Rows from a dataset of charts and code

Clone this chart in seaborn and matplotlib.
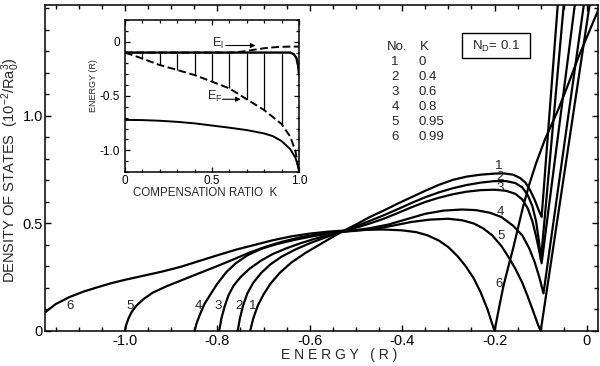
import matplotlib
matplotlib.use("Agg")
import matplotlib.pyplot as plt
from matplotlib.patches import Rectangle
from matplotlib.ticker import FixedLocator, MultipleLocator
import numpy as np
import pandas as pd
import seaborn as sns

# ---------------------------------------------------------------------------
# Density of states (10^-2 / R a0^3) versus energy (R), N_D = 0.1
# ---------------------------------------------------------------------------
curve_no = [1, 2, 3, 4, 5, 6]
k_values = [0, 0.4, 0.6, 0.8, 0.95, 0.99]
k_labels = ["0", "0.4", "0.6", "0.8", "0.95", "0.99"]

e1 = [-0.729, -0.722, -0.712, -0.700, -0.685, -0.665, -0.640, -0.610, -0.580,
      -0.550, -0.530, -0.500, -0.470, -0.440, -0.410, -0.380, -0.350, -0.320,
      -0.290, -0.260, -0.230, -0.200, -0.180, -0.160, -0.145, -0.133, -0.123,
      -0.113, -0.105, -0.098, -0.063]
d1 = [0.000, 0.060, 0.120, 0.170, 0.220, 0.270, 0.318, 0.362, 0.400,
      0.438, 0.462, 0.495, 0.530, 0.560, 0.592, 0.622, 0.652, 0.680,
      0.703, 0.718, 0.727, 0.732, 0.733, 0.727, 0.712, 0.690, 0.655,
      0.610, 0.565, 0.530, 1.520]

e2 = [-0.756, -0.751, -0.744, -0.735, -0.722, -0.705, -0.685, -0.660, -0.630,
      -0.600, -0.565, -0.530, -0.500, -0.470, -0.440, -0.410, -0.380, -0.350,
      -0.320, -0.290, -0.260, -0.230, -0.200, -0.175, -0.155, -0.140, -0.128,
      -0.118, -0.110, -0.104, -0.0995, -0.050]
d2 = [0.000, 0.060, 0.120, 0.175, 0.225, 0.270, 0.310, 0.347, 0.380,
      0.408, 0.436, 0.462, 0.487, 0.512, 0.538, 0.566, 0.595, 0.622,
      0.645, 0.664, 0.679, 0.690, 0.697, 0.697, 0.688, 0.668, 0.632,
      0.580, 0.510, 0.420, 0.330, 1.520]

e3 = [-0.796, -0.791, -0.784, -0.776, -0.765, -0.750, -0.730, -0.705, -0.680,
      -0.650, -0.620, -0.590, -0.560, -0.530, -0.500, -0.470, -0.440, -0.410,
      -0.380, -0.350, -0.320, -0.290, -0.260, -0.230, -0.200, -0.175, -0.155,
      -0.140, -0.128, -0.118, -0.110, -0.103, -0.098, -0.026]
d3 = [0.000, 0.060, 0.115, 0.165, 0.210, 0.250, 0.290, 0.328, 0.358,
      0.385, 0.408, 0.428, 0.446, 0.462, 0.480, 0.500, 0.522, 0.548,
      0.575, 0.600, 0.620, 0.636, 0.648, 0.655, 0.657, 0.652, 0.638,
      0.612, 0.570, 0.510, 0.440, 0.370, 0.315, 1.520]

e4 = [-0.849, -0.845, -0.838, -0.828, -0.815, -0.800, -0.780, -0.760, -0.735,
      -0.705, -0.670, -0.630, -0.590, -0.550, -0.510, -0.470, -0.430, -0.390,
      -0.350, -0.310, -0.270, -0.240, -0.210, -0.185, -0.160, -0.140, -0.125,
      -0.113, -0.103, -0.094, -0.0065]
d4 = [0.000, 0.035, 0.075, 0.125, 0.170, 0.220, 0.275, 0.315, 0.352,
      0.382, 0.405, 0.425, 0.442, 0.455, 0.466, 0.478, 0.495, 0.520,
      0.545, 0.560, 0.565, 0.562, 0.550, 0.530, 0.490, 0.445, 0.385,
      0.320, 0.250, 0.175, 1.520]

e5 = [-1.000, -0.997, -0.992, -0.985, -0.975, -0.960, -0.940, -0.910, -0.875,
      -0.840, -0.800, -0.765, -0.730, -0.695, -0.660, -0.620, -0.580, -0.540,
      -0.500, -0.460, -0.420, -0.380, -0.340, -0.300, -0.270, -0.245, -0.225,
      -0.205, -0.185, -0.170, -0.155, -0.140, -0.128, -0.116, -0.106, -0.100,
      0.006]
d5 = [0.000, 0.030, 0.060, 0.090, 0.118, 0.148, 0.178, 0.208, 0.238,
      0.268, 0.302, 0.333, 0.365, 0.392, 0.415, 0.436, 0.450, 0.460,
      0.466, 0.474, 0.490, 0.507, 0.518, 0.522, 0.515, 0.500, 0.478,
      0.445, 0.395, 0.345, 0.290, 0.225, 0.160, 0.090, 0.030, 0.000,
      1.520]

e6 = [-1.180, -1.150, -1.120, -1.090, -1.060, -1.030, -1.000, -0.960, -0.920,
      -0.880, -0.840, -0.800, -0.760, -0.720, -0.680, -0.640, -0.600, -0.560,
      -0.520, -0.480, -0.440, -0.400, -0.370, -0.345, -0.320, -0.300, -0.280,
      -0.262, -0.245, -0.230, -0.215, -0.200, -0.190, -0.181, -0.170, -0.159,
      -0.148, -0.138, -0.125, -0.110, -0.091, -0.062, -0.040, -0.019, 0.024]
d6 = [0.075, 0.125, 0.158, 0.183, 0.203, 0.222, 0.238, 0.257, 0.276,
      0.298, 0.325, 0.352, 0.378, 0.400, 0.422, 0.440, 0.453, 0.462,
      0.468, 0.471, 0.472, 0.468, 0.460, 0.445, 0.420, 0.390, 0.348,
      0.300, 0.245, 0.180, 0.100, 0.000, 0.110, 0.206, 0.300, 0.390,
      0.490, 0.580, 0.680, 0.780, 0.890, 1.030, 1.150, 1.270, 1.490]

energies = [e1, e2, e3, e4, e5, e6]
densities = [d1, d2, d3, d4, d5, d6]

x_ticks = [-1.0, -0.8, -0.6, -0.4, -0.2, 0.0]
x_tick_labels = ["-1.0", "-0.8", "-0.6", "-0.4", "-0.2", "0"]
y_ticks = [0.0, 0.5, 1.0]
y_tick_labels = ["0", "0.5", "1.0"]

# ---------------------------------------------------------------------------
# Inset: characteristic energies (R) versus compensation ratio K
# ---------------------------------------------------------------------------
k_top = [0.0, 0.95, 0.97, 0.985, 0.995, 1.0]
e_top = [-0.10, -0.10, -0.115, -0.15, -0.22, -0.30]

k_el = [0.0, 0.6, 0.65, 0.7, 0.75, 0.8, 0.85, 0.9, 0.95, 1.0]
e_el = [-0.10, -0.10, -0.095, -0.085, -0.072, -0.060, -0.052, -0.047, -0.045, -0.045]

k_ef = [0.0, 0.1, 0.2, 0.3, 0.4, 0.5, 0.6, 0.7, 0.8, 0.9, 0.95, 0.98, 1.0]
e_ef = [-0.10, -0.155, -0.215, -0.26, -0.307, -0.368, -0.43, -0.53, -0.63,
        -0.758, -0.875, -1.01, -1.20]

k_low = [0.0, 0.1, 0.2, 0.3, 0.4, 0.5, 0.6, 0.7, 0.8, 0.85, 0.9, 0.95, 0.98,
         0.995, 1.0]
e_low = [-0.72, -0.722, -0.728, -0.738, -0.752, -0.772, -0.792, -0.814, -0.845,
         -0.87, -0.915, -0.99, -1.07, -1.15, -1.20]

k_bars = [0.1, 0.2, 0.3, 0.4, 0.5, 0.6, 0.7, 0.8, 0.9]
bar_top = -0.10
bar_bottom = [-0.155, -0.215, -0.26, -0.307, -0.368, -0.43, -0.53, -0.63, -0.758]

inset_x_ticks = [0.0, 0.5, 1.0]
inset_x_labels = ["0", "0.5", "1.0"]
inset_y_ticks = [0.0, -0.5, -1.0]
inset_y_labels = ["0", "-0.5", "-1.0"]

# ---------------------------------------------------------------------------
sns.set_theme(style="ticks")
plt.rcParams["font.family"] = ["Liberation Sans", "DejaVu Sans"]
plt.rcParams["axes.unicode_minus"] = False
plt.rcParams["mathtext.fontset"] = "custom"
plt.rcParams["mathtext.rm"] = "Liberation Sans"
plt.rcParams["mathtext.it"] = "Liberation Sans:italic"
plt.rcParams["axes.edgecolor"] = "black"
plt.rcParams["axes.linewidth"] = 1.1
plt.rcParams["xtick.color"] = "black"
plt.rcParams["ytick.color"] = "black"

fig = plt.figure(figsize=(6.0, 3.66), dpi=100)
fig.patch.set_facecolor("white")
ax = fig.add_axes([45 / 600, 35 / 366, 553 / 600, 326 / 366])
ax.set_facecolor("white")

frames = []
for no, e, d in zip(curve_no, energies, densities):
    frames.append(pd.DataFrame({"E": e, "D": d, "No": no}))
dos = pd.concat(frames, ignore_index=True)

sns.lineplot(data=dos, x="E", y="D", units="No", estimator=None, sort=False,
             color="black", linewidth=1.6, legend=False, ax=ax)

ax.set_xlim(-1.173, 0.024)
ax.set_ylim(0.0, 1.516)
ax.xaxis.set_major_locator(FixedLocator(x_ticks))
ax.set_xticklabels(x_tick_labels)
ax.xaxis.set_minor_locator(MultipleLocator(0.05))
ax.yaxis.set_major_locator(FixedLocator(y_ticks))
ax.set_yticklabels(y_tick_labels)
ax.yaxis.set_minor_locator(MultipleLocator(0.1))
ax.tick_params(which="both", direction="in", top=True, right=True,
               labelsize=10.5, width=1.0)
ax.tick_params(which="major", length=4.5)
ax.tick_params(which="minor", length=3.0)
ax.tick_params(axis="x", pad=2.5)
ax.tick_params(axis="y", pad=1.5)

ax.set_xlabel("E N E R G Y   ( R )", fontsize=10)
ax.xaxis.set_label_coords(0.532, -0.052)
ax.set_ylabel(r"DENSITY OF STATES  $(\mathrm{10^{-2}/Ra_0^3})$", fontsize=10.5)
ax.yaxis.set_label_coords(-0.042, 0.494)

# curve numbers near the band edges and near the peaks
low_label_pos = [(-0.724, 0.118), (-0.754, 0.118), (-0.798, 0.118),
                 (-0.842, 0.118), (-0.988, 0.118), (-1.118, 0.118)]
high_label_pos = [(-0.190, 0.768), (-0.188, 0.717), (-0.188, 0.664),
                  (-0.188, 0.552), (-0.186, 0.442), (-0.191, 0.219)]
for no, (xl, yl), (xh, yh) in zip(curve_no, low_label_pos, high_label_pos):
    ax.text(xl, yl, str(no), fontsize=9.5, ha="center", va="center")
    ax.text(xh, yh, str(no), fontsize=9.5, ha="center", va="center")

# table of compensation ratios
ax.text(0.618, 0.872, "No.", transform=ax.transAxes, fontsize=9.5,
        ha="left", va="center")
ax.text(0.678, 0.872, "K", transform=ax.transAxes, fontsize=9.5,
        ha="left", va="center")
row_y = [0.826, 0.780, 0.734, 0.688, 0.642, 0.596]
for no, lab, yy in zip(curve_no, k_labels, row_y):
    ax.text(0.633, yy, str(no), transform=ax.transAxes, fontsize=9.5,
            ha="center", va="center")
    ax.text(0.675, yy, lab, transform=ax.transAxes, fontsize=9.5,
            ha="left", va="center")

ax.add_patch(Rectangle((0.754, 0.837), 0.123, 0.077, transform=ax.transAxes,
                       fill=False, edgecolor="black", linewidth=1.0))
ax.text(0.8156, 0.874, r"N$_\mathrm{D}$= 0.1", transform=ax.transAxes,
        fontsize=9.5, ha="center", va="center")

# ---------------------------------------------------------------------------
ins = fig.add_axes([125 / 600, (366 - 172) / 366, 174 / 600, 152 / 366])
ins.set_facecolor("white")

sns.lineplot(x=k_top, y=e_top, sort=False, color="black", linewidth=1.7, ax=ins)
sns.lineplot(x=k_low, y=e_low, sort=False, color="black", linewidth=1.4, ax=ins)
sns.lineplot(x=k_el, y=e_el, sort=False, color="black", linewidth=1.4,
             linestyle=(0, (4, 1.8)), ax=ins)
sns.lineplot(x=k_ef, y=e_ef, sort=False, color="black", linewidth=1.4,
             linestyle=(0, (4, 1.8)), ax=ins)
ins.vlines(k_bars, bar_bottom, bar_top, color="black", linewidth=0.9)

ins.set_xlim(0.0, 1.0)
ins.set_ylim(-1.2, 0.2)
ins.xaxis.set_major_locator(FixedLocator(inset_x_ticks))
ins.set_xticklabels(inset_x_labels)
ins.xaxis.set_minor_locator(MultipleLocator(0.1))
ins.yaxis.set_major_locator(FixedLocator(inset_y_ticks))
ins.set_yticklabels(inset_y_labels)
ins.yaxis.set_minor_locator(MultipleLocator(0.1))
ins.tick_params(which="both", direction="in", top=True, right=True,
                labelsize=8.5, width=0.9)
ins.tick_params(which="major", length=3.5)
ins.tick_params(which="minor", length=2.5)
ins.tick_params(axis="x", pad=2)
ins.tick_params(axis="y", pad=3.5)

ins.set_xlabel("COMPENSATION RATIO  K", fontsize=8.3)
ins.xaxis.set_label_coords(0.46, -0.10)
ins.set_ylabel("ENERGY (R)", fontsize=6.5)
ins.yaxis.set_label_coords(-0.158, 0.57)

ins.annotate("", xy=(0.75, -0.035), xytext=(0.58, -0.035),
             arrowprops=dict(arrowstyle="-|>", color="black", lw=0.8,
                             mutation_scale=7, shrinkA=0, shrinkB=0))
ins.text(0.50, -0.045, r"E$_\mathrm{l}$", fontsize=9, ha="left",
         va="baseline")
ins.annotate("", xy=(0.665, -0.53), xytext=(0.56, -0.53),
             arrowprops=dict(arrowstyle="-|>", color="black", lw=0.8,
                             mutation_scale=7, shrinkA=0, shrinkB=0))
ins.text(0.47, -0.537, r"E$_\mathrm{F}$", fontsize=9, ha="left",
         va="baseline")

fig.savefig("out.png", dpi=100, facecolor="white")
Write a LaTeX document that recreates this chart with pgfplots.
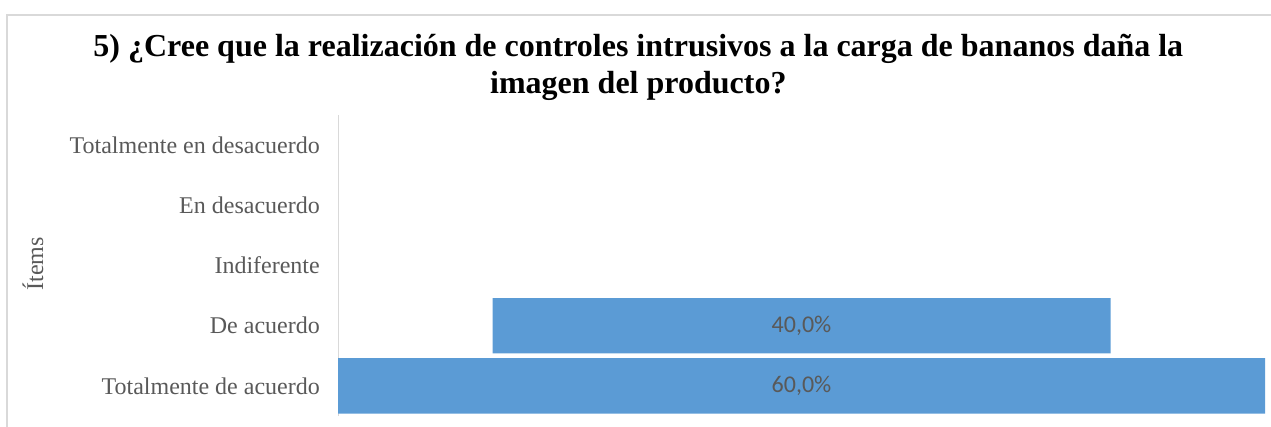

AIM OF THE EXERCISE: State the number of lines holding the word "matplotlib" in the listing. Add nothing else.

THE RESPONSE: 6